Most social media users are concerned about privacy, and these concerns surfaced once again over the last few weeks when Facebook announced it had experienced its biggest data breach in history.
On September 28, Facebook announced cyber attackers gained full access to around 50 million Facebook accounts. A further 40 million accounts were deemed “at risk”. Around 300,000 Australians are thought to have been part of those numbers. In response, Facebook logged these 90 million users out of their accounts and asked them to log back in, with a notification of the breach appearing on their newsfeeds.
On October 12, Facebook announced that it was in fact only 29 million users who were directly affected. Of these 29 million, the attackers took profile information from 14 million users, including birth dates, employers, education history, religious preference, types of devices used, pages followed and recent searches and location check-ins. The remaining 15 million users could be considered lucky, with their data breach restricted to name and contact details.
The social media giant claims it doesn’t know who the attackers were nor what their motivation was. The breach was a result of three vulnerabilities in the app being exploited simultaneously to allow the hackers access to accounts.
For the biggest data breach in history, there doesn’t seem to be as much discussion about it as would be expected. Could it be that we’re becoming used to it? Perhaps it’s the ‘that won’t happen to me’ mentality that subsides a big reaction.
Or as CNN reporter Donie O’Sullivan put it: “I think we all have data breach fatigue.”
Even Googling ‘Facebook data scandal’ churns out article after article about the data breach from March this year, rather than what’s described as the biggest data breach in history.
Previous data-breach cases
One of the most notable cases of data breaching happened in March 2018. The Guardian reported that Cambridge Analytica, a data analytics firm that “uses data to change audience behaviour”, had harvested the personal data of more than 87 million Facebook users.
Most of the controversy surrounds Cambridge Analytica’s use of the data to influence voter behaviour in the 2016 election, likely helping Trump become president and also impacting the Brexit.
The data was breached via the personality quiz app ‘thisisyourdigitallife’. Users consented for the app to collect their data when they took the quiz, but they did not consent for information to be collected from each of their Facebook friends, which is what ultimately occurred.
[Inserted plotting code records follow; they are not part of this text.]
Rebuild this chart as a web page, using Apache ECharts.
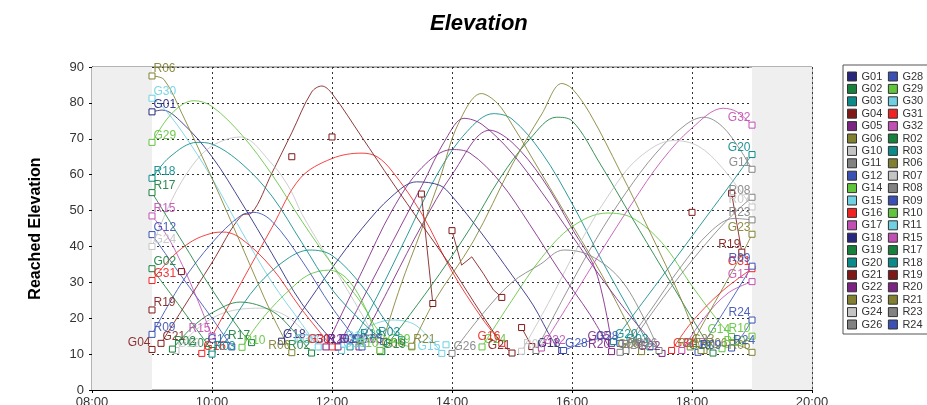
<!DOCTYPE html>
<html><head><meta charset="utf-8">
<script src="https://cdn.jsdelivr.net/npm/echarts@6/dist/echarts.min.js"></script>
<style>html,body{margin:0;padding:0;background:#fff}#c{width:927px;height:405px}</style>
</head><body><div id="c"></div>
<script>
// ---- data (time in decimal hours, elevation in degrees) ----
const yTicks = [0,10,20,30,40,50,60,70,80,90];
const xTicks = [8,10,12,14,16,18,20];
const legendNames = ['G01','G02','G03','G04','G05','G06','G10','G11','G12','G14','G15','G16','G17','G18','G19','G20','G21','G22','G23','G24','G26',
  'G28','G29','G30','G31','G32','R02','R03','R06','R07','R08','R09','R10','R11','R15','R17','R18','R19','R20','R21','R23','R24'];

const G01 = [[[9.0,77.5],[9.17,78],[9.5,74.5],[10.0,65],[10.5,52],[11.0,38],[11.5,24],[12.1,12]]];
const G02 = [[[9.0,33.8],[9.5,22.5],[10.0,11]]];
const G03 = [[[12.3,12],[12.75,26],[13.25,43],[13.75,60],[14.25,72],[14.69,77],[15.0,75.5],[15.5,66],[16.0,52],[16.5,36],[17.0,21],[17.3,12]]];
const G04 = [[[9.0,11.3]],[[9.49,33]],[[11.33,65]],[[12.0,70.5]],[[13.49,54.6],[13.68,24.1]],
  [[14.0,44.4],[14.16,34.8],[14.33,37.1],[14.52,32.5],[14.69,27.9],[14.83,25.8]],[[15.16,17.4],[15.33,12.1]],[[18.0,49.5]]];
const G05 = [[[12.45,12],[13.0,30],[13.5,46],[14.0,60],[14.63,72.4],[15.0,69],[15.5,59],[16.0,45],[16.4,33],[16.66,13]]];
const G06 = [[[12.8,11],[13.13,28.4],[13.5,45],[13.8,59],[14.1,74],[14.49,82.6],[14.75,80],[15.0,74],[15.5,60],[16.0,46],[16.5,32],[17.0,16],[17.16,10.7]]];
const G10 = [[[9.4,11],[9.75,17],[10.2,21.5],[10.8,22.8],[11.2,21],[11.5,17],[11.8,12]]];
const G11 = [[[15.4,11],[15.9,27],[16.4,42],[16.9,55],[17.4,66],[17.9,74],[18.2,76],[18.5,73.5],[18.8,67],[19.0,61.5]]];
const G12 = [[[9.0,43.3],[9.5,31.5],[10.0,20],[10.33,12]]];
const G14 = [[[14.5,12],[15.0,25],[15.5,37],[16.0,45.5],[16.58,49.3],[17.0,48],[17.5,41],[18.0,29],[18.4,20],[18.66,14.9]]];
const G15 = [[[12.16,11],[12.5,16.5],[13.0,19.5],[13.4,18],[13.83,10.2]]];
const G16 = [[[9.83,10.2],[10.0,15],[10.5,30.3],[11.0,45.3],[11.47,59],[12.0,64.5],[12.5,66],[12.75,65],[13.0,61],[13.5,49],[14.0,33],[14.5,20],[14.83,13]]];
const G17 = [[[17.83,11],[18.2,20],[18.6,27],[19.0,30.2]]];
const G18 = [[[11.16,13.6],[11.5,22],[12.0,34],[12.5,45],[13.0,54],[13.41,58],[13.8,57],[14.0,54],[14.5,43.5],[15.0,32],[15.35,23.7],[15.69,13.5],[15.83,11]]];
const G19 = [[[12.83,10.7],[13.3,21],[13.8,32.5],[14.3,45],[14.8,59],[15.3,70],[15.74,76],[16.0,75],[16.47,63],[17.0,48],[17.5,34],[18.0,20],[18.35,10.3]]];
const G20 = [[[16.69,13.5],[17.25,26],[17.75,37.2],[18.25,48.5],[18.65,57.5],[19.0,65.6]]];
const G21 = [[[9.15,13],[9.5,22.3],[10.0,35.5],[10.5,48.7],[10.66,49.3],[11.0,60.5],[11.33,71.7],[11.66,83],[11.83,84.7],[12.0,82.6],[12.5,70.4],[13.0,58],[13.5,46],[14.0,34],[14.5,21],[14.83,13],[15.0,10.3]]];
const G22 = [[[12.1,12],[12.5,25],[13.0,41],[13.5,57],[13.9,70],[14.2,75.7],[14.5,74],[15.0,66],[15.5,55],[16.0,43],[16.5,31],[17.0,20],[17.5,10.2]]];
const G23 = [[[17.97,12],[18.4,25],[18.85,38.4],[19.0,43.4]]];
const G24 = [[[9.0,40],[9.33,53],[9.67,62.5],[10.0,68],[10.47,70.5],[11.0,63],[11.3,56],[11.5,49],[12.0,35],[12.5,21],[12.8,12]]];
const G26 = [[[14.0,10.2],[14.5,21],[15.0,30],[15.47,35],[15.86,39],[16.3,37.5],[16.8,31],[17.2,20],[17.45,11]]];
const G28 = [[[15.86,11],[16.2,13.2],[16.52,14.4],[16.8,13]]];
const G29 = [[[9.0,69],[9.25,75.5],[9.5,79.5],[9.7,80.6],[10.0,79],[10.5,71],[11.0,60],[11.5,47],[12.0,35],[12.5,24],[12.8,16],[13.1,13],[13.33,12]]];
const G30 = [[[9.0,81.3],[9.17,79],[9.5,72],[10.0,59],[10.5,44],[11.0,30],[11.47,19],[11.77,12]]];
const G31 = [[[9.0,30.5],[9.33,37],[9.67,41.5],[10.0,43.7],[10.2,44],[10.5,42],[11.0,34],[11.47,23],[12.0,12]],[[17.66,11],[18.0,19],[18.5,27.5],[19.0,33.8]]];
const G32 = [[[15.49,11.7],[16.0,25.5],[16.5,39],[17.0,52],[17.5,64],[18.0,73],[18.52,78.5],[18.75,77.5],[19.0,73.8]]];
const R02 = [[[9.34,11.4],[9.67,17.5],[10.0,21.5],[10.47,24.5],[11.0,22],[11.33,17],[11.66,10.3]]];
const R03 = [[[10.0,10],[10.33,19],[10.75,29],[11.25,36.5],[11.63,39],[12.0,37.5],[12.5,29],[12.9,19],[13.16,14]]];
const R06 = [[[9.0,87.5],[9.2,86.5],[9.5,77],[10.0,59],[10.5,40],[11.0,21],[11.33,10.4]],[[18.2,11],[18.5,12.2],[18.75,12.5],[19.0,10.5]]];
const R07 = [[[15.16,10.8],[15.6,24],[16.1,40],[16.6,54],[17.1,64.5],[17.69,69.5],[18.1,68],[18.5,62],[19.0,51]]];
const R08 = [[[16.9,11],[17.4,23],[17.9,34],[18.4,44],[18.75,50],[19.0,53.7]]];
const R09 = [[[9.0,15.5],[9.5,30],[10.0,41],[10.47,48.5],[10.7,49.5],[11.0,47],[11.5,36],[12.0,23],[12.5,12]],[[18.1,10.5],[18.5,21],[19.0,34.5]]];
const R10 = [[[10.5,11.9],[10.75,18],[11.0,23],[11.3,28],[11.6,32],[11.94,33.4],[12.25,31],[12.58,22],[12.8,11]],[[18.5,11.5],[18.8,13],[19.0,15]]];
const R11 = [[[12.2,12.8]],[[13.9,12.6]]];
const R15 = [[[9.0,48.5],[9.25,43],[9.5,35],[9.75,25.5],[10.0,15]]];
const R17 = [[[9.0,55],[9.5,41.5],[10.0,28],[10.5,16],[10.66,13.2]]];
const R18 = [[[9.0,59],[9.3,65],[9.75,69],[10.0,68.5],[10.5,63],[11.0,54],[11.5,41],[12.0,28],[12.5,19],[12.86,13.5]]];
const R19 = [[[9.0,22.3]],[[18.66,54.8],[18.83,38.4]]];
const R20 = [[[11.9,12],[12.5,33],[13.0,50],[13.5,62],[14.0,67],[14.3,66],[14.8,58],[15.3,46],[15.8,33],[16.3,21],[16.66,10.7]]];
const R21 = [[[13.33,12.2],[13.7,24.6],[14.35,41.3],[15.0,62.7],[15.5,77],[15.83,85.4],[16.0,84],[16.3,77],[16.8,61],[17.3,44],[17.8,26],[18.15,11]]];
const R23 = [[[16.8,10.5],[17.3,22],[17.8,34],[18.3,44],[18.7,47.8],[19.0,47.4]]];
const R24 = [[[18.66,11.7],[18.85,15.5],[19.0,19.5]]];

const tracks = {G01,G02,G03,G04,G05,G06,G10,G11,G12,G14,G15,G16,G17,G18,G19,G20,G21,G22,G23,G24,G26,
  G28,G29,G30,G31,G32,R02,R03,R06,R07,R08,R09,R10,R11,R15,R17,R18,R19,R20,R21,R23,R24};

// ---- styling ----
const C = {navy:'#27277d',green:'#17803c',teal:'#0b8a8a',darkred:'#801818',purple:'#7d2383',olive:'#808030',
  lgrey:'#c4c4c4',grey:'#828282',blue:'#3a50b4',lgreen:'#60c43c',cyan:'#6fd0e4',red:'#f22222',mag:'#c24fb3'};
const colorOf = {G01:C.navy,G02:C.green,G03:C.teal,G04:C.darkred,G05:C.purple,G06:C.olive,G10:C.lgrey,G11:C.grey,G12:C.blue,
  G14:C.lgreen,G15:C.cyan,G16:C.red,G17:C.mag,G18:C.navy,G19:C.green,G20:C.teal,G21:C.darkred,G22:C.purple,G23:C.olive,
  G24:C.lgrey,G26:C.grey,G28:C.blue,G29:C.lgreen,G30:C.cyan,G31:C.red,G32:C.mag,R02:C.green,R03:C.teal,R06:C.olive,
  R07:C.lgrey,R08:C.grey,R09:C.blue,R10:C.lgreen,R11:C.cyan,R15:C.mag,R17:C.green,R18:C.teal,R19:C.darkred,R20:C.purple,
  R21:C.olive,R23:C.grey,R24:C.blue};
const FONT = 'Liberation Sans, Arial, sans-serif';

function buildData(name, segs){
  const col = colorOf[name];
  const data = [];
  segs.forEach((seg, si) => {
    if (si > 0) data.push(['-','-']);
    seg.forEach((p, pi) => {
      const first = pi === 0, last = pi === seg.length - 1;
      const item = {value: p};
      if (!(first || last)) { item.symbol = 'none'; data.push(item); return; }
      let lab = null;
      const quiet = (name === 'G04' && si > 0) || (name === 'R19' && si > 0 && first && seg.length > 1);
      if (!quiet) {
        if (first && (seg.length > 1 || si === 0)) lab = 'start';
        else if (last && seg.length > 1) lab = 'end';
      }
      if (lab) {
        const leftStart = (name === 'G04');
        const pos = (lab === 'start' && !leftStart) ? 'right' : 'left';
        item.label = {show:true, formatter:name, position:pos, offset: pos==='right' ? [-7,-7] : [7,-7],
          color: col, fontSize: 12, fontFamily: FONT, opacity: 0.9};
      }
      data.push(item);
    });
  });
  return data;
}

const series = [{
  type:'line', name:'__bg', data:[], z:-1, silent:true,
  markArea:{silent:true, itemStyle:{color:'#efefef'}, data:[[{xAxis:8},{xAxis:9}],[{xAxis:19},{xAxis:20}]]}
}];
legendNames.forEach(n => {
  const segs = tracks[n] || [];
  series.push({
    type:'line', name:n, data: buildData(n, segs),
    smooth: (n === 'G04' || n === 'R19') ? false : 0.35,
    connectNulls:false, showSymbol:true, showAllSymbol:true,
    symbol:'rect', symbolSize:6,
    itemStyle:{color:'#fff', borderColor: colorOf[n], borderWidth:1},
    lineStyle:{color: colorOf[n], width:1, opacity:0.85},
    emphasis:{disabled:true}, animation:false
  });
});

const chart = echarts.init(document.getElementById('c'), null, {renderer:'canvas'});
chart.setOption({
  animation:false,
  backgroundColor:'#fff',
  textStyle:{fontFamily:FONT},
  title:{text:'Elevation', left:425, top:8,
    textStyle:{fontSize:22, fontWeight:'bold', fontStyle:'italic', color:'#000', fontFamily:FONT}},
  grid:{left:92, right:115, top:67, bottom:15, show:true, borderColor:'#666', borderWidth:1,
    backgroundColor:'transparent', containLabel:false, outerBoundsMode:'none'},
  legend:{
    data: legendNames.map(n => ({name:n, itemStyle:{color: colorOf[n], borderColor:'#333', borderWidth:1}})),
    orient:'vertical', left:843, top:65, height:264,
    padding:[6,4,4,4], itemWidth:9, itemHeight:9, itemGap:1.4,
    icon:'rect', borderColor:'#555', borderWidth:1, backgroundColor:'#fff',
    textStyle:{fontSize:11, color:'#333', fontFamily:FONT, width:25, lineHeight:11},
    selectedMode:false
  },
  xAxis:{type:'value', min:xTicks[0], max:xTicks[xTicks.length-1], interval:2,
    axisLine:{show:true, lineStyle:{color:'#000'}},
    axisTick:{show:true, length:3, lineStyle:{color:'#000'}},
    axisLabel:{fontSize:13, color:'#333', margin:6, fontFamily:FONT,
      formatter: v => (v < 10 ? '0' : '') + v + ':00'},
    splitLine:{show:true, lineStyle:{color:'#333', type:[2,3]}}
  },
  yAxis:{type:'value', min:yTicks[0], max:yTicks[yTicks.length-1], interval:10,
    name:'Reached Elevation', nameLocation:'middle', nameGap:48,
    nameTextStyle:{fontSize:16, fontWeight:'bold', color:'#000', fontFamily:FONT},
    axisLine:{show:true, lineStyle:{color:'#000'}},
    axisTick:{show:true, length:3, lineStyle:{color:'#000'}},
    axisLabel:{fontSize:13, color:'#333', margin:8, fontFamily:FONT},
    splitLine:{show:true, lineStyle:{color:'#333', type:[2,3]}}
  },
  series: series
});
</script>
</body></html>
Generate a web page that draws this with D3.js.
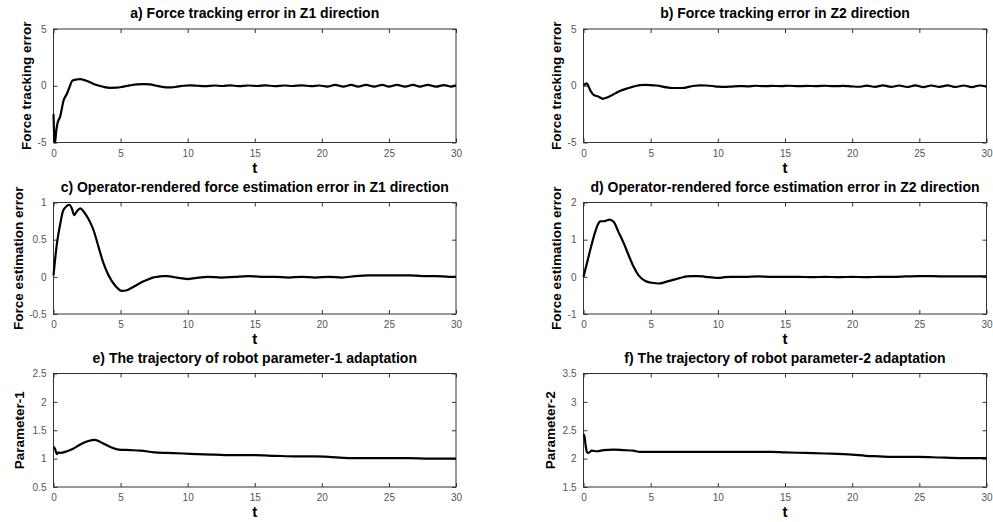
<!DOCTYPE html>
<html><head><meta charset="utf-8">
<script src="https://cdn.jsdelivr.net/npm/d3@7"></script>
<style>
html,body{margin:0;padding:0;background:#fff;}
svg{display:block;font-family:"Liberation Sans",Arial,sans-serif;}
</style></head>
<body><svg id="c" width="993" height="522"></svg>
<script>
// ---- data ----
const timeTicks = [0, 5, 10, 15, 20, 25, 30];
const titles = [
  "a) Force tracking error in Z1 direction",
  "b) Force tracking error in Z2 direction",
  "c) Operator-rendered force estimation error in Z1 direction",
  "d) Operator-rendered force estimation error in Z2 direction",
  "e) The trajectory of robot parameter-1 adaptation",
  "f) The trajectory of robot parameter-2 adaptation"
];
const yLabels = ["Force tracking error", "Force tracking error", "Force estimation error", "Force estimation error", "Parameter-1", "Parameter-2"];
const yDomains = [[-5, 5], [-5, 5], [-0.5, 1], [-1, 2], [0.5, 2.5], [1.5, 3.5]];
const yTicks = [[-5, 0, 5], [-5, 0, 5], [-0.5, 0, 0.5, 1], [-1, 0, 1, 2], [0.5, 1, 1.5, 2, 2.5], [1.5, 2, 2.5, 3, 3.5]];

// [t, value]
const errZ1 = [[0,-2.5],[0.08,-4.9],[0.12,-5.0],[0.2,-4.0],[0.3,-3.3],[0.5,-2.7],[0.75,-1.3],[1.0,-0.7],[1.2,-0.1],[1.4,0.45],[1.7,0.55],[2.0,0.58],[2.3,0.5],[2.6,0.38],[3.0,0.15],[3.4,0.0],[3.8,-0.12],[4.2,-0.18],[4.7,-0.17],[5.2,-0.08],[5.7,0.03],[6.2,0.12],[6.7,0.15],[7.2,0.12],[7.6,0.02],[8.0,-0.08],[8.4,-0.14],[8.8,-0.15],[9.2,-0.08],[9.7,0.0],[10.2,0.03],[10.7,0.0],[11.3,-0.03],[12.0,0.02],[12.6,-0.02],[13.2,0.03],[13.8,-0.03],[14.5,0.02],[15.2,-0.02],[15.8,0.03],[16.5,-0.03],[17.2,0.02],[17.8,-0.02],[18.5,0.03],[19.2,-0.03],[19.8,0.02],[20.4,-0.07],[21.0,0.08],[21.6,-0.07],[22.2,0.08],[22.7,-0.08],[23.3,0.07],[23.9,-0.07],[24.5,0.08],[25.0,-0.08],[25.6,0.07],[26.2,-0.07],[26.8,0.08],[27.3,-0.07],[27.9,0.07],[28.5,-0.08],[29.1,0.06],[29.6,-0.07],[30,0.03]];
const errZ2 = [[0,0.05],[0.15,0.15],[0.25,0.22],[0.37,-0.05],[0.55,-0.5],[0.75,-0.8],[1.1,-0.95],[1.45,-1.15],[1.7,-1.05],[2.0,-0.9],[2.4,-0.65],[2.75,-0.45],[3.1,-0.3],[3.5,-0.15],[3.9,-0.02],[4.2,0.05],[4.6,0.07],[5.0,0.06],[5.4,0.02],[5.8,-0.05],[6.2,-0.15],[6.6,-0.2],[7.0,-0.2],[7.5,-0.18],[7.9,-0.08],[8.3,0.0],[8.7,0.03],[9.1,0.02],[9.6,-0.02],[10.0,-0.08],[10.5,-0.1],[11.0,-0.07],[11.6,-0.03],[12.2,-0.05],[12.8,0.0],[13.4,-0.04],[14.0,-0.01],[14.7,-0.03],[15.3,0.0],[16.0,-0.04],[16.6,-0.01],[17.3,-0.03],[18.0,0.0],[18.6,-0.04],[19.3,-0.01],[19.9,-0.05],[20.5,-0.09],[21.1,0.01],[21.7,-0.1],[22.3,0.03],[22.9,-0.1],[23.5,0.02],[24.1,-0.11],[24.7,0.03],[25.3,-0.12],[25.9,0.02],[26.5,-0.1],[27.1,0.03],[27.7,-0.11],[28.3,0.02],[28.9,-0.12],[29.5,0.02],[30,-0.08]];
const estZ1 = [[0,0.02],[0.25,0.44],[0.5,0.71],[0.7,0.88],[0.87,0.93],[1.17,0.97],[1.37,0.92],[1.54,0.83],[1.74,0.88],[2.0,0.92],[2.24,0.88],[2.6,0.78],[3.0,0.62],[3.36,0.40],[3.73,0.18],[4.1,0.02],[4.6,-0.12],[5.1,-0.19],[5.47,-0.18],[5.8,-0.15],[6.2,-0.11],[6.6,-0.07],[7.0,-0.04],[7.4,-0.01],[7.7,0.0],[8.1,0.01],[8.5,0.01],[8.9,0.0],[9.2,-0.01],[9.6,-0.02],[10.0,-0.03],[10.4,-0.02],[10.8,-0.01],[11.5,0.0],[12.5,-0.01],[13.5,0.0],[14.5,0.01],[15.5,0.0],[16.5,0.0],[17.5,-0.01],[18.5,0.0],[19.5,-0.01],[20.5,0.0],[21.5,-0.01],[22.5,0.01],[23.5,0.02],[24.5,0.02],[25.5,0.02],[26.5,0.02],[27.5,0.01],[28.5,0.01],[29.5,0.0],[30,0.0]];
const estZ2 = [[0,0],[0.25,0.36],[0.5,0.72],[0.87,1.21],[1.1,1.43],[1.24,1.49],[1.6,1.5],[1.94,1.54],[2.24,1.48],[2.6,1.21],[3.0,0.9],[3.36,0.58],[3.73,0.27],[4.1,0.04],[4.6,-0.11],[5.1,-0.16],[5.6,-0.18],[6.2,-0.13],[6.6,-0.09],[7.0,-0.05],[7.4,-0.01],[7.7,0.01],[8.1,0.02],[8.5,0.02],[8.9,0.01],[9.3,-0.01],[9.7,-0.02],[10.0,-0.03],[10.5,-0.01],[11.0,0.0],[12,0.0],[13,0.01],[14,0.0],[15,0.0],[16,0.0],[17,-0.01],[18,0.0],[19,-0.01],[20,0.0],[21,-0.01],[22,0.0],[23,0.0],[24,0.01],[25,0.02],[26,0.02],[27,0.01],[28,0.01],[29,0.01],[30,0.01]];
const param1 = [[0,1.21],[0.1,1.18],[0.25,1.08],[0.37,1.11],[0.5,1.1],[1.0,1.13],[1.5,1.18],[2.0,1.25],[2.6,1.31],[3.1,1.33],[3.6,1.28],[4.2,1.21],[4.85,1.16],[5.7,1.15],[6.5,1.14],[7.5,1.11],[8.5,1.1],[9.7,1.09],[10.7,1.08],[12,1.07],[13.5,1.06],[15,1.06],[16.5,1.05],[18,1.04],[19.5,1.04],[20.5,1.03],[22,1.01],[23.5,1.01],[25,1.01],[26.5,1.01],[28,1.0],[30,1.0]];
const param2 = [[0,2.43],[0.07,2.4],[0.15,2.25],[0.25,2.12],[0.37,2.1],[0.62,2.14],[1.0,2.13],[1.5,2.15],[2.24,2.16],[3.0,2.15],[3.7,2.14],[4.2,2.12],[6,2.12],[8,2.12],[10,2.12],[12,2.12],[14,2.12],[15,2.11],[16.5,2.1],[18,2.09],[20,2.07],[21,2.05],[22,2.04],[23,2.03],[25,2.03],[26.5,2.02],[28,2.01],[30,2.01]];
const seriesList = [errZ1, errZ2, estZ1, estZ2, param1, param2];

// ---- layout ----
const colX = [[53.5, 456], [583.5, 986.5]];
const rowY = [[29, 142.5], [202.5, 314], [373.5, 487]];
const yLabelOffset = [27, 27, 35, 27, 34, 33];

const svg = d3.select("#c");

seriesList.forEach((data, i) => {
  const col = i % 2, row = Math.floor(i / 2);
  const [x0, x1] = colX[col];
  const [y0, y1] = rowY[row];
  const x = d3.scaleLinear().domain([0, 30]).range([x0, x1]);
  const y = d3.scaleLinear().domain(yDomains[i]).range([y1, y0]);
  const g = svg.append("g");

  g.append("rect").attr("x", x0).attr("y", y0).attr("width", x1 - x0).attr("height", y1 - y0)
    .attr("fill", "#fff").attr("stroke", "#333").attr("stroke-width", 1);

  const fmt = d => String(d);
  const tickStyle = sel => {
    sel.select(".domain").remove();
    sel.selectAll(".tick line").attr("stroke", "#333");
    sel.selectAll(".tick text").attr("fill", "#555").attr("font-size", "10px")
      .attr("font-family", "'Liberation Sans', Arial, sans-serif");
  };
  g.append("g").attr("transform", `translate(0,${y1})`)
    .call(d3.axisBottom(x).tickValues(timeTicks).tickFormat(fmt).tickSizeInner(-4).tickSizeOuter(0).tickPadding(7))
    .call(tickStyle);
  g.append("g").attr("transform", `translate(0,${y0})`)
    .call(d3.axisTop(x).tickValues(timeTicks).tickFormat("").tickSizeInner(-4).tickSizeOuter(0))
    .call(tickStyle);
  g.append("g").attr("transform", `translate(${x0},0)`)
    .call(d3.axisLeft(y).tickValues(yTicks[i]).tickFormat(fmt).tickSizeInner(-4).tickSizeOuter(0).tickPadding(7))
    .call(tickStyle);
  g.append("g").attr("transform", `translate(${x1},0)`)
    .call(d3.axisRight(y).tickValues(yTicks[i]).tickFormat("").tickSizeInner(-4).tickSizeOuter(0))
    .call(tickStyle);

  const line = d3.line().x(d => x(d[0])).y(d => y(d[1])).curve(d3.curveMonotoneX);
  g.append("path").datum(data).attr("d", line)
    .attr("fill", "none").attr("stroke", "#000").attr("stroke-width", 2.2)
    .attr("stroke-linejoin", "round");

  g.append("text").attr("x", (x0 + x1) / 2).attr("y", y0 - 11)
    .attr("text-anchor", "middle").attr("font-size", "14px").attr("font-weight", "bold")
    .attr("fill", "#000").text(titles[i]);
  g.append("text").attr("x", (x0 + x1) / 2).attr("y", y1 + 30)
    .attr("text-anchor", "middle").attr("font-size", "15px").attr("font-weight", "bold")
    .attr("fill", "#000").text("t");
  const lx = x0 - yLabelOffset[i], ly = (y0 + y1) / 2;
  g.append("text").attr("transform", `translate(${lx},${ly}) rotate(-90)`)
    .attr("text-anchor", "middle").attr("dominant-baseline", "central")
    .attr("font-size", "13.5px").attr("font-weight", "bold")
    .attr("fill", "#000").text(yLabels[i]);
});
</script></body></html>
So, of the 87 million people involved, only 270,000 people used the app. Furthermore, data of 300,000 Australians was also collected from the 52 users who allegedly used the app.
Do users even care?
#DeleteFacebook began trending on Twitter during the Cambridge Analytica fiasco, urging users to take a stand.
But the number of Facebook users remains steady, despite a survey following the Cambridge Analytica scandal and before the latest data scandal revealing that 81 percent of users have little to no confidence in Facebook protecting their data and privacy.
Even with all the security breaches, Facebook is a communication tool providing too much convenience for many to delete.
Impact on marketers
The data breaches – whether by hackers or third-party apps – have diminished the trust between consumers and marketers in most cases, resulting in users sharing less private information. This will make it harder for marketers to establish targeted ads, resulting in an increased cost to improve reach to relevant audiences. To establish (or re-establish) trust with consumers, it’s essential for marketers and advertisers to show transparency and accountability.
Are you safe?
To find out if your account has been breached, go to the Facebook Help Centre and access an article about Facebook’s recent security incident. If you scroll to the bottom, there is a message stating “Is my Facebook account impacted by this security issue?”. Here, you will find the answer regarding the status of your account.
So, what now? Do we log out of our accounts and call it a day?
It may not be that simple. Facebook has become so engrained in our culture that it’s almost impossible to delete. It has become a necessary platform to keep in touch with friends and family, used for work, education, and general engagement with the wider community. From organising events, sending group messages, to sharing thoughts, arguments and memories – these simple conveniences are few of the reasons that make users turn a blind eye.